Distance Learning at The School of Disability Studies

This entry was written by Kailha Winter. She is a recent graduate of the program who lives in New Brunswick.

When thinking about what you want to do in life and where you want to go to school so many factors have to be taken into account. Whether you want to leave home or stay close or what is currently going on in your life play a role. Something else to look is whether the school is a good match for you and will help pull out your full potential. For the first 6 years of my school life I was living in Kingston Ontario and I went to St. Lawrence College then Queens University, but knew there was something more I wanted to do and that something was missing. I had the opportunity to move to New Brunswick so I took it. That is when I thought, this is my chance to do what I really want to do and pursue my degree in Disability Studies through Ryerson University. I made the choice to go to Ryerson for many reasons. First, I was able to do it online and at my own pace, second they had some of the best face’s in disability heading and teaching at the program, people that I wanted to be a part of my next journey, and finally they were open to accommodating my Learning Disability and helping me with finishing my journey and continue my dream.

I thought that doing distance education was going to be even harder as I was going to be three provinces away from where I need to be, as everyone else in my class and the program that I knew of lived in Ontario.

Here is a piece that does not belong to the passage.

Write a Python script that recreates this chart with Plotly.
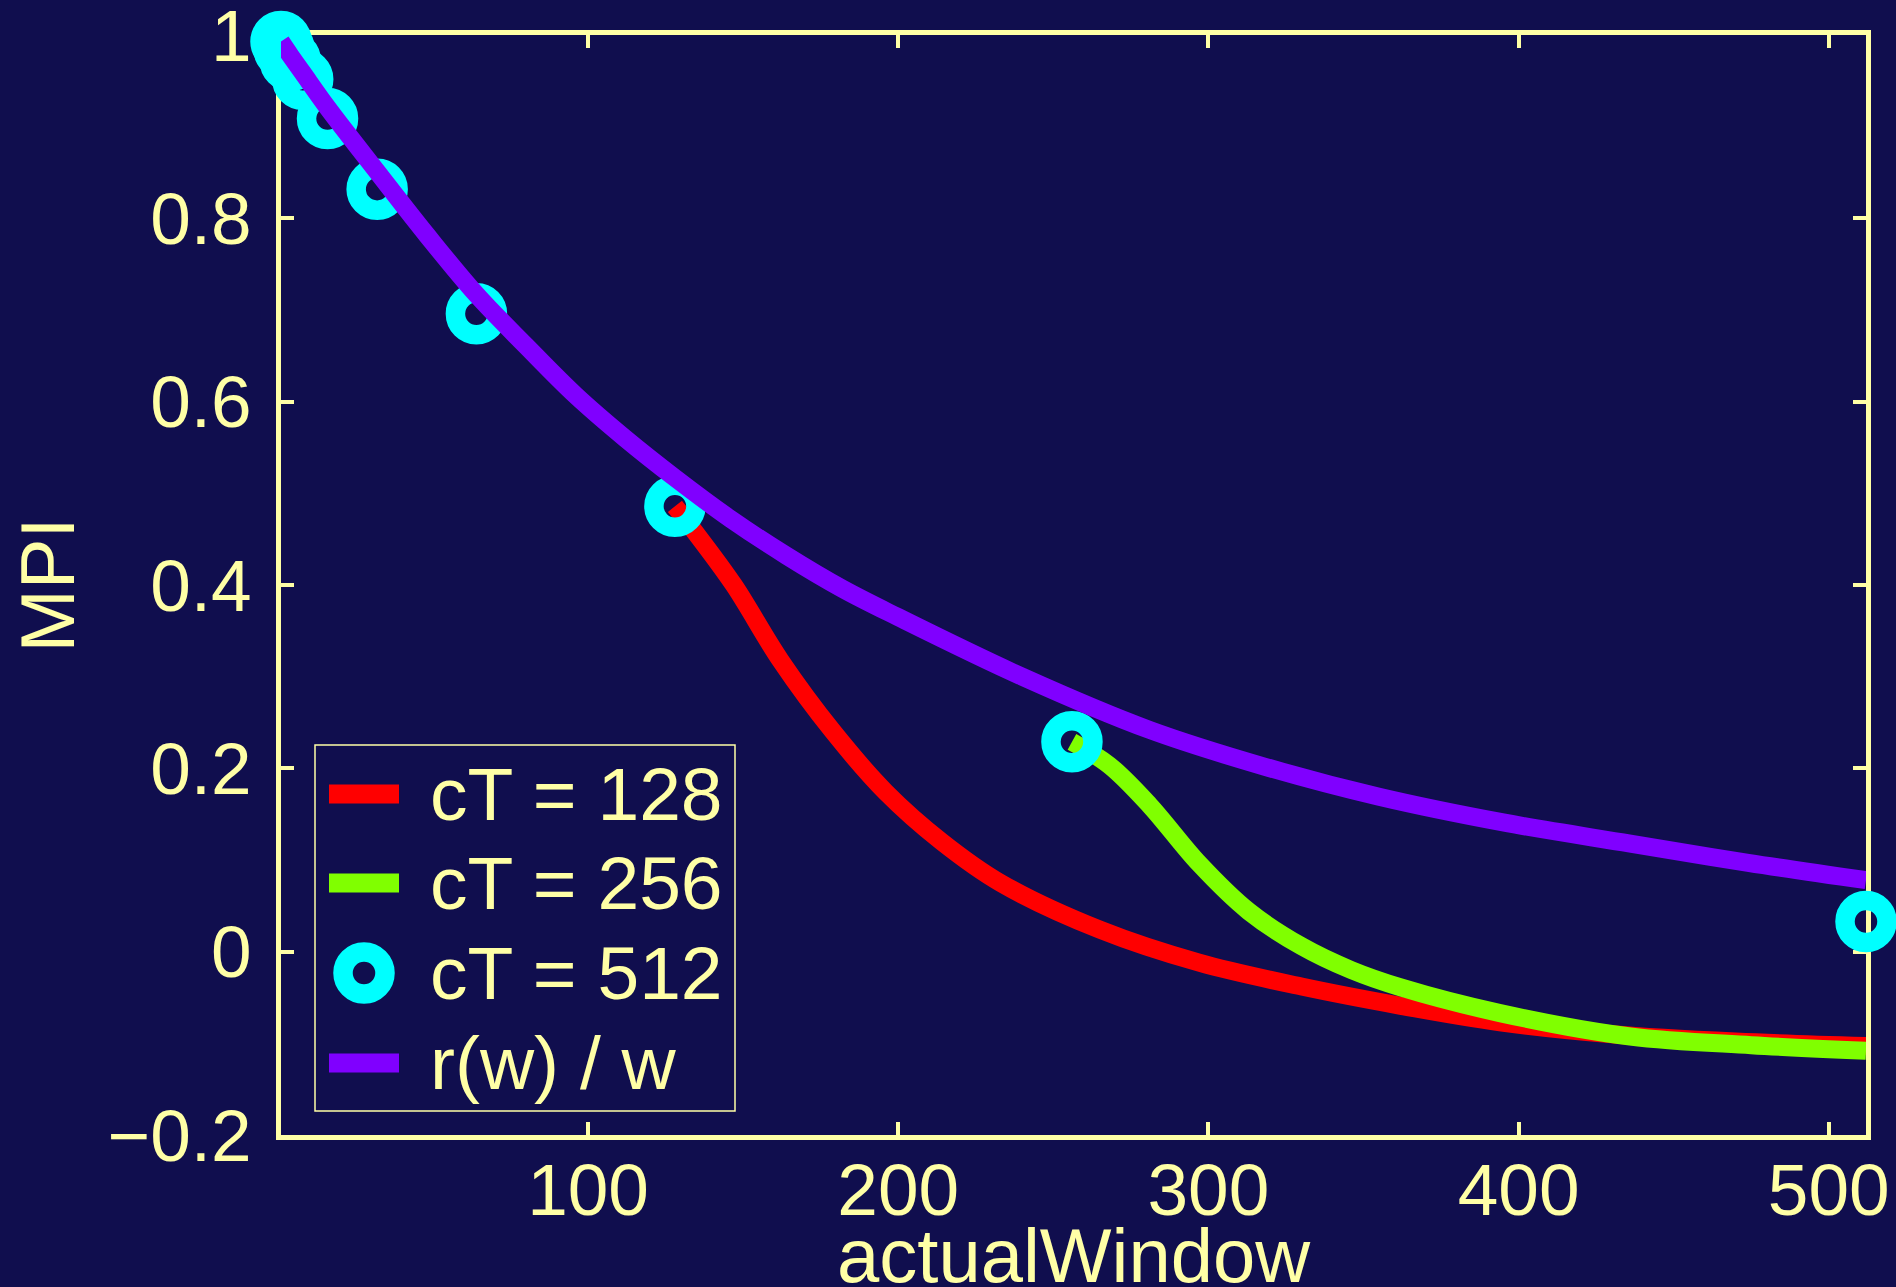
import plotly.graph_objects as go

# ---------------- data ----------------
series_names = ["cT = 128", "cT = 256", "cT = 512", "r(w) / w"]

red_x = [128, 134, 147, 162, 179, 196, 214, 233, 265, 297, 330, 362, 394, 430, 470, 512]
red_y = [0.486, 0.460, 0.400, 0.318, 0.240, 0.174, 0.120, 0.075, 0.024, -0.012, -0.038,
         -0.059, -0.077, -0.090, -0.098, -0.103]

green_x = [256, 268, 281, 297, 313, 330, 346, 362, 394, 436, 475, 512]
green_y = [0.229, 0.2035, 0.160, 0.096, 0.044, 0.006, -0.020, -0.039, -0.067, -0.0925,
           -0.102, -0.108]

cyan_x = [1, 2, 4, 8, 16, 32, 64, 128, 256, 512]
cyan_y = [0.993, 0.985, 0.972, 0.952, 0.909, 0.832, 0.696, 0.486, 0.229, 0.033]

purple_x = [1, 4, 8, 16, 32, 48, 64, 80, 96, 112, 128, 146, 164, 182, 200, 240, 281, 318,
            355, 395, 436, 474, 512]
purple_y = [0.993, 0.978, 0.959, 0.921, 0.851, 0.782, 0.717, 0.661, 0.607, 0.560, 0.517,
            0.472, 0.432, 0.396, 0.365, 0.300, 0.242, 0.202, 0.169, 0.141, 0.118, 0.097, 0.078]

x_tickvals = [100, 200, 300, 400, 500]
x_ticktext = ["100", "200", "300", "400", "500"]
y_tickvals = [-0.2, 0, 0.2, 0.4, 0.6, 0.8, 1]
y_ticktext = ["\u22120.2", "0", "0.2", "0.4", "0.6", "0.8", "1"]
x_title = "actualWindow"
y_title = "MPI"

# ---------------- style ----------------
BG = "#100e4e"
FG = "#ffffa6"
RED = "#ff0000"
GREEN = "#80ff00"
CYAN = "#00ffff"
PURPLE = "#8000ff"
FONT = "Liberation Sans, Arial, sans-serif"
LW = 18

W, H = 1896, 1287
L, R, T, B = 281, 30, 35, 152
PW, PH = W - L - R, H - T - B


def px(xp):
    return (xp - L) / PW


def py(yp):
    return (H - B - yp) / PH


fig = go.Figure()
fig.add_trace(go.Scatter(x=red_x, y=red_y, mode="lines", name=series_names[0],
                         line=dict(color=RED, width=LW, shape="spline", smoothing=1.0),
                         showlegend=False))
fig.add_trace(go.Scatter(x=green_x, y=green_y, mode="lines", name=series_names[1],
                         line=dict(color=GREEN, width=LW, shape="spline", smoothing=1.0),
                         showlegend=False))
fig.add_trace(go.Scatter(x=cyan_x, y=cyan_y, mode="markers", name=series_names[2],
                         marker=dict(symbol="circle-open", size=42, color=CYAN,
                                     line=dict(width=19.5, color=CYAN)),
                         cliponaxis=False, showlegend=False))
fig.add_trace(go.Scatter(x=purple_x, y=purple_y, mode="lines", name=series_names[3],
                         line=dict(color=PURPLE, width=LW, shape="spline", smoothing=1.0),
                         showlegend=False))

axis_common = dict(
    showline=True, linecolor=FG, linewidth=4.5, mirror="ticks",
    ticks="inside", ticklen=13, tickwidth=4, tickcolor=FG,
    showgrid=False, zeroline=False, layer="below traces", automargin=False,
    ticklabeloverflow="allow",
    tickfont=dict(family=FONT, size=73, color=FG),
)

fig.update_layout(
    width=W, height=H,
    margin=dict(l=L, r=R, t=T, b=B, pad=0, autoexpand=False),
    paper_bgcolor=BG, plot_bgcolor=BG,
    font=dict(family=FONT, color=FG),
    xaxis=dict(range=[1, 512], tickvals=x_tickvals, ticktext=x_ticktext,
               ticklabelstandoff=-12, **axis_common),
    yaxis=dict(range=[-0.2, 1.0002], tickvals=y_tickvals, ticktext=y_ticktext,
               ticklabelstandoff=10, **axis_common),
    showlegend=False,
)

# ---------------- axis titles + legend (drawn) ----------------
shapes = []
annotations = []
annotations.append(dict(text=x_title, xref="paper", yref="paper", x=0.5, y=py(1211),
                        xanchor="center", yanchor="top", showarrow=False,
                        font=dict(family=FONT, size=76, color=FG)))
annotations.append(dict(text=y_title, xref="paper", yref="paper", x=px(46.5), y=0.5,
                        xanchor="center", yanchor="middle", showarrow=False, textangle=-90,
                        font=dict(family=FONT, size=76, color=FG)))
shapes.append(dict(type="rect", xref="paper", yref="paper",
                   x0=px(315), x1=px(735), y0=py(1111), y1=py(745),
                   line=dict(color=FG, width=1.5), fillcolor=BG, layer="above"))
entry_y = [794, 883, 973, 1063]
entry_col = [RED, GREEN, CYAN, PURPLE]
for i, (yy, col, name) in enumerate(zip(entry_y, entry_col, series_names)):
    if i == 2:
        shapes.append(dict(type="circle", xref="paper", yref="paper",
                           xsizemode="pixel", ysizemode="pixel",
                           xanchor=px(364), yanchor=py(yy),
                           x0=-21, x1=21, y0=-21, y1=21,
                           line=dict(color=CYAN, width=19.5), fillcolor="rgba(0,0,0,0)",
                           layer="above"))
    else:
        shapes.append(dict(type="line", xref="paper", yref="paper",
                           x0=px(329), x1=px(399), y0=py(yy), y1=py(yy),
                           line=dict(color=col, width=19), layer="above"))
    annotations.append(dict(text=name, xref="paper", yref="paper", x=px(428), y=py(yy),
                            xanchor="left", yanchor="middle", showarrow=False,
                            font=dict(family=FONT, size=75, color=FG)))

fig.update_layout(shapes=shapes, annotations=annotations)

fig.write_html("out.html", config={"displayModeBar": False},
               post_script="document.body.style.margin='0px';")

Having the support of the faculty and staff really made it a lot easier. I still struggled with being so far away especially when it came to participating in the on campus portions of the program. The support of the program and faculty was amazing and made it a lot easier especially when I knew they were there for me and my success. Phone calls, skype and emails became my friends especially when corresponding with fellow classmates for assignments or professors. I am pretty sure that most of the individuals from the department can attest to getting many emails from me but they were always back with a response to help me with whatever I needed or to answer any questions I had.

I have to say that distant education was a journey, figuring out what worked for me and my learning styles and needs, but I would not change any of it. Distant education provinces away is not impossible, it really is not! It just takes organization, determination and passion for the program. I would encourage anyone that wants to pursue the field of Disability, no matter where you are in Canada or even the world, to take the chance. The experiences, the people and education you will receive is nothing you would ever imagine could happen. I started in this program with lots of passion and love for the field but I am leaving with more and leaving with the drive to do something with it, to take all that I learned and use it! The journey that I had the chance to experience through distance education provinces away, although never perfect or easy, was one that I will never forget and the passion I now have has grown in ways I never thought possible. 

Thanks to the wonderful individuals that helped me through this journey at Ryerson University’s Disability Studies program. Although a few provinces, I away always felt like I was right there with them every step of the way.